Composer J. Ralph has cut an interesting path for himself, working simultaneously as an artist and social activist while writing and producing music for seven Oscar-nominated films over the past eight years. Ralph has been nominated twice for Best Original Song—first, for “Before My Time” in the 2012 film Chasing Ice, and now “Manta Ray” in Racing Extinction, both films that explore different elements of climate change that are issues of real, pressing urgency. J. Ralph delves into his artistic process, the intersection of art and activism, the experience of seeing images and sounds from Racing projected in St. Peter’s Square, and more.

Your co-nominee, lyricist and performer Antony Hegarty, is only the second openly transgender person in history to be nominated for an Academy Award.
For Anohni and I—that’s her new name—it’s really about the music and the focus on species, and we’re very honored that they appreciate that and see the the importance of the film.

How did you originally find this unique intersection of work as both an artist and a social activist?
I really get motivated by people taking risks, and whether it’s with their words or with their lives, with their music, with their films, I find that I’m drawn to these incredible moments of authenticity. I’ve always been looking for real characters; once in a lifetime individuals and stories. And I guess it was a natural progression. As films became bigger and bigger, there isn’t as much space for the smaller, unique stories, and I think the democratization of camera equipment has helped create a look that people associated with huge budget films, which enabled those riskier outsider stories to come through.

I think reality TV has pervaded culture so that people have this kind of naturalistic, voyeuristic window into everyday people. Our culture has changed to a degree that somebody who is normal can be anointed as interesting and worthy of attention, as well as people who are traditional stars. All film— all art— is about capturing a moment and encapsulating some magic in that moment, or some truth, and it’s very hard to manufacture that. Wes Anderson does that and Paul Thomas Anderson, and Martin Scorsese, Bob Dylan, Bob Marley. Those people managed to create things that were based in truth. Documentaries are always encapsulating radical truth, and it’s very interesting and inspiring.

The two films for which you’ve received Oscar nominations, Chasing Ice, and now, Racing Extinction, both confront different aspects of climate change, and related issues of real global significance and immediacy. At what point in your life did these issues become pressing for you, to the point where you needed to address them in your own work?

racing extinction
racing extinction

For me, again, it’s about profound truth and trying to find the stories that make the world a better place, or a safer place, or help all of us, as a collective humanity, interrelate better. I don’t have an agenda— it’s not really a specific mantra, if you will, it’s just I don’t have any ability to resist somebody presenting me with the absolute truth like that, and I feel compelled to want to amplify the message and help create touch points for the audience to understand and relate to the issues. Some of them are very abstract—how do you relate to melting ice? How do you relate to a manta ray or plankton disappearing? Even though it affects us all, it’s almost un-relatable, sometimes. It’s just continuing to reinforce the narrative of the film and distill the story into a sonic narrative that people can instantly feel, even if they don’t understand every last bit of the facts.

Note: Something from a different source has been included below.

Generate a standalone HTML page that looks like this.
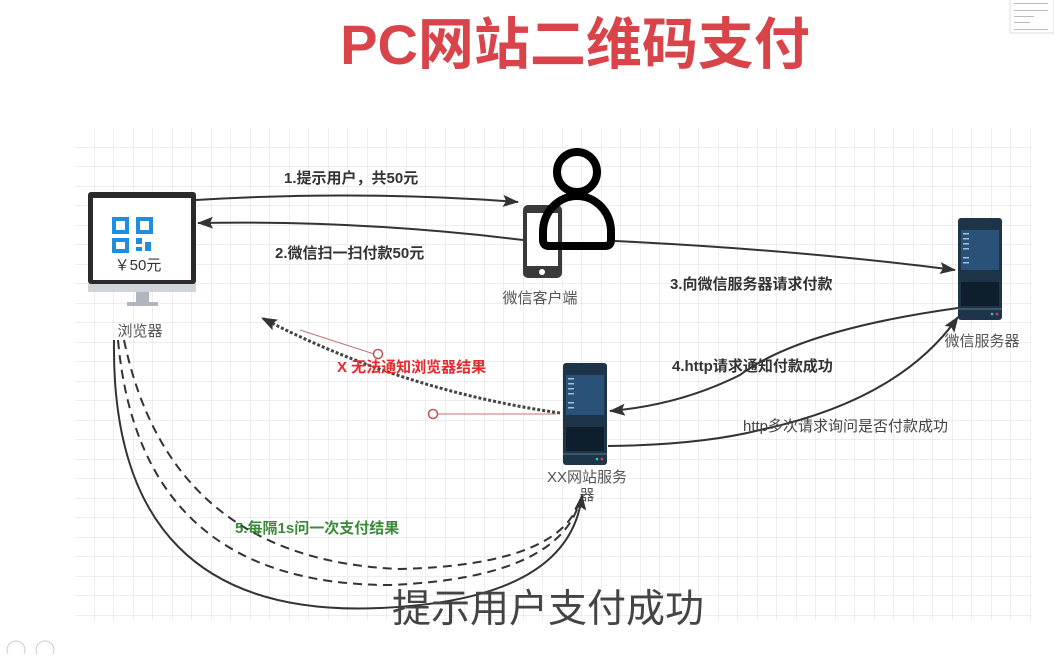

You’ve taken on a diversity of projects in between your nominations, but is it affirming that the Academy is continuing to recognize the significance of these issues, and placing them on a platform for people to see?

racingextinctionthevatican1
racingextinctionthevatican1

Yeah. I think it’s very helpful because these things are radically important messages for people to understand and make part of their everyday life. It’s a very fierce, competitive environment every year, with a lot of options to choose, and a lot of input that everyone is receiving. It’s very hard—people are constantly being inundated with new information from all over the world. So the fact that people respond to it and want to celebrate it and push it to the forefront is incredibly helpful to the message and the campaign that we’re all trying to get across to everyone. We projected the images (from the film) onto the United Nations, onto the Empire State Building—the Pope saw that and he commissioned Louie (Psihoyos), the director of the film, to make a whole projection event for the Vatican. It’s the only time, since the beginning of that institution, that they ever allowed the square and the actual Vatican to be used for anything other than a religious ceremony.

 

How did your Oscar-nominated track, “Manta Ray” come together, and how did you decide on the instrumentation to be used in the song?

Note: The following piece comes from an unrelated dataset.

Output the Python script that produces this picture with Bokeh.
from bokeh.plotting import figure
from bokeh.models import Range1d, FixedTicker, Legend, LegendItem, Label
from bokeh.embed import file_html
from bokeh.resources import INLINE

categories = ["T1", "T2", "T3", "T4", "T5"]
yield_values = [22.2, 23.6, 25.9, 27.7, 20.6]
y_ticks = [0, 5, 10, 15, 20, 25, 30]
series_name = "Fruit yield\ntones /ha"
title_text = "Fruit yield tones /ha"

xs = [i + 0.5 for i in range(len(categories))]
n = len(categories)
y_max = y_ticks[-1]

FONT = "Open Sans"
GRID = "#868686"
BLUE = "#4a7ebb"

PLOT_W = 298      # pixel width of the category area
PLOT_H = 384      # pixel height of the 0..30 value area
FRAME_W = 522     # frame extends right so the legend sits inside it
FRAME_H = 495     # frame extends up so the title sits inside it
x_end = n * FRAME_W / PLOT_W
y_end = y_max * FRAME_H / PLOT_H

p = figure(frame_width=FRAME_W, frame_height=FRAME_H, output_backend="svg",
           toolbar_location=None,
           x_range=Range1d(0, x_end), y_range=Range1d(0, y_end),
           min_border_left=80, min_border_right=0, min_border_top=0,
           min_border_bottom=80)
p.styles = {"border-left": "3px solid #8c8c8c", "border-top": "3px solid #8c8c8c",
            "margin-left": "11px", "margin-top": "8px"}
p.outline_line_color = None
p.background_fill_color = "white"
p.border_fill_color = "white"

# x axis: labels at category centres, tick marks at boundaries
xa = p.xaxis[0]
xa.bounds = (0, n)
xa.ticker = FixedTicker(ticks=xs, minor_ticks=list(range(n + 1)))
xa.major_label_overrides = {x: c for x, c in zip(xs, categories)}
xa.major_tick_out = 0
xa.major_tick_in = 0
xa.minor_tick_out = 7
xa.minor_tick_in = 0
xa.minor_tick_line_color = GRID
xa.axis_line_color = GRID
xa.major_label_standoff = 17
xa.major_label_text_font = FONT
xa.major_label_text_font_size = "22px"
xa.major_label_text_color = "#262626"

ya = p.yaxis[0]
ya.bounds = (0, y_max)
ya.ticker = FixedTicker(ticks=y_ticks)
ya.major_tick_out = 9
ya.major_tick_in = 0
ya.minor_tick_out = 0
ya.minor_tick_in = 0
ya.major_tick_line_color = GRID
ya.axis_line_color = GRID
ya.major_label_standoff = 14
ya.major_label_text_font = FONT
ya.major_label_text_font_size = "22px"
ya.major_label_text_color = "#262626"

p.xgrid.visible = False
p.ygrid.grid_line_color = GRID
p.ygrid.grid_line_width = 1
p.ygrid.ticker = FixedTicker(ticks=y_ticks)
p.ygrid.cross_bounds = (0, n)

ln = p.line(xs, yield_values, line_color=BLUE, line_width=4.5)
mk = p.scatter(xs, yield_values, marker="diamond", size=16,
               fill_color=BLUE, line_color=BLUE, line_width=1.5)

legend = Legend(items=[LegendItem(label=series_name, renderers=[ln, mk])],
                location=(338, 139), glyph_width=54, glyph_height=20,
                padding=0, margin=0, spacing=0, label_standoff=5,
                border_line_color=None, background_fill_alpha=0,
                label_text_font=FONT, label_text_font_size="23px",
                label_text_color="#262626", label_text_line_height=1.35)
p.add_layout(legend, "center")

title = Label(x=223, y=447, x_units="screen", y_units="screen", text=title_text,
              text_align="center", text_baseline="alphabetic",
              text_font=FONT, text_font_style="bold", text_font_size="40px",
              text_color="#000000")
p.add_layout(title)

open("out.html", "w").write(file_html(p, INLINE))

The theme was born out of a visit to the Cornell Bioacoustic Laboratory during the making of the film. Louie and Chris Clark— the director of the laboratory— played me a recording of the male O’o bird, who was the last of his species, and the recording is him singing his mating call for his mate that would never come. It was such a harrowing experience, and I knew right then that the theme of the film had to be a response to that call that was just echoing into the ether.

That’s basically the only music, and it’s just many different arrangements of it. The piano waltz is used several times in the film as the instrumental, but then the rest of the score is also based off of the same chords and harmonic structure. And then we wanted this moment at the end for people to be able to absorb everything that they had seen throughout the whole film, and something that could transport them into another outlook—to almost see what it could sound like to be the last voice on the earth. I said to Louie, if I had to pick one voice to represent the fate of humanity, it would be Antony (Hegarty), who is obviously now Anohni. That’s what I always envisioned the film punctuating in and building to— this meditative, transcendental moment of hyper-intimacy, as if you were enraptured by the last voice on the planet.

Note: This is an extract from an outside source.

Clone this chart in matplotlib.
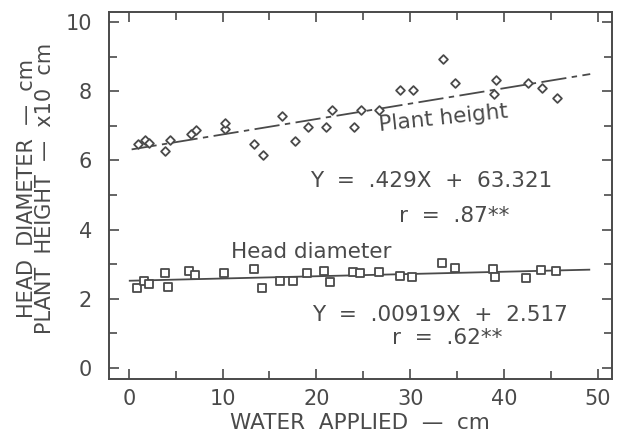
import numpy as np
import matplotlib
matplotlib.use('Agg')
import matplotlib.pyplot as plt
from matplotlib.ticker import MultipleLocator

# plant height (x10 cm) vs water applied (cm)
ph_x = [1.0, 1.7, 2.2, 3.9, 4.4, 6.6, 7.2, 10.3, 10.3, 13.3, 14.3, 16.3, 17.7,
        19.1, 21.0, 21.7, 24.0, 24.8, 26.7, 28.9, 30.3, 33.5, 34.8, 38.9, 39.1,
        42.6, 44.1, 45.7]
ph_y = [6.47, 6.58, 6.50, 6.28, 6.59, 6.78, 6.89, 6.90, 7.09, 6.47, 6.17, 7.28, 6.57,
        6.96, 6.96, 7.47, 6.96, 7.45, 7.46, 8.05, 8.05, 8.94, 8.25, 7.92, 8.34,
        8.23, 8.11, 7.80]

# head diameter (cm) vs water applied (cm)
hd_x = [0.9, 1.6, 2.2, 3.85, 4.2, 6.4, 7.1, 10.2, 13.3, 14.2, 16.1, 17.5, 19.0,
        20.8, 21.5, 23.9, 24.7, 26.7, 28.9, 30.2, 33.4, 34.8, 38.8, 39.0, 42.4,
        44.0, 45.6]
hd_y = [2.30, 2.52, 2.42, 2.74, 2.34, 2.81, 2.68, 2.73, 2.85, 2.30, 2.52, 2.52, 2.75,
        2.81, 2.48, 2.77, 2.73, 2.78, 2.66, 2.64, 3.04, 2.88, 2.85, 2.62, 2.60,
        2.84, 2.79]

# fitted lines, ends
ph_fit_x = [0.3, 49.2]
ph_fit_y = [6.32, 8.50]
hd_fit_x = [0.1, 49.1]
hd_fit_y = [2.52, 2.84]

ink = '#4a4a4a'
plt.rcParams['font.family'] = ['DejaVu Sans']

fig = plt.figure(figsize=(6.44, 4.36), dpi=100)
ax = fig.add_axes([0.169, 0.131, 0.781, 0.841])

ax.plot(ph_fit_x, ph_fit_y, color=ink, lw=1.3, ls=(0, (14, 3, 3, 3)))
ax.plot(hd_fit_x, hd_fit_y, color=ink, lw=1.3)
ax.scatter(ph_x, ph_y, marker='D', s=20, facecolors='white', edgecolors=ink, linewidths=1.3, zorder=3)
ax.scatter(hd_x, hd_y, marker='s', s=30, facecolors='white', edgecolors=ink, linewidths=1.3, zorder=3)

ax.set_xlim(-2.13, 51.5)
ax.set_ylim(-0.32, 10.29)
ax.xaxis.set_major_locator(MultipleLocator(10))
ax.xaxis.set_minor_locator(MultipleLocator(5))
ax.yaxis.set_major_locator(MultipleLocator(2))
ax.yaxis.set_minor_locator(MultipleLocator(1))
ax.tick_params(which='both', direction='in', top=True, right=True, color=ink,
               labelcolor=ink, labelsize=15, width=1.2)
ax.tick_params(which='major', length=7)
ax.tick_params(which='minor', length=6)
ax.tick_params(axis='x', which='major', pad=7)
ax.tick_params(axis='y', which='major', pad=12)
for s in ax.spines.values():
    s.set_color(ink)
    s.set_linewidth(1.4)

ax.set_xlabel('WATER  APPLIED  —  cm', fontsize=15.5, color=ink, labelpad=3)
fig.text(0.056, 0.567, 'HEAD  DIAMETER  —  cm\nPLANT  HEIGHT  —  x10  cm', fontsize=15,
         color=ink, rotation=90, ha='center', va='center', linespacing=0.92,
         multialignment='center')

tk = dict(color=ink, fontsize=15.5, ha='center', va='center')
ax.text(33.5, 7.23, 'Plant height', rotation=6, **tk)
ax.text(32.2, 5.40, 'Y  =  .429X  +  63.321', **tk)
ax.text(34.7, 4.39, 'r  =  .87**', **tk)
ax.text(19.4, 3.35, 'Head diameter', **tk)
ax.text(33.2, 1.53, 'Y  =  .00919X  +  2.517', **tk)
ax.text(33.9, 0.87, 'r  =  .62**', **tk)

fig.savefig('out.png', dpi=100)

It was really the perfect match. When she was done singing it and listening to it, Anohni said to me, “I’ve only heard my voice recorded three times the way I always envisioned it to sound, and this is one of them.” I always joke with my friends that I don’t see myself as a record producer, but rather a reducer, trying to keep stripping away any sort of ornamentation or affectation in the arrangements, the performance, the vocal performance, the music, and stripping it down to its barest emotional core, to enable it to give somebody this moment.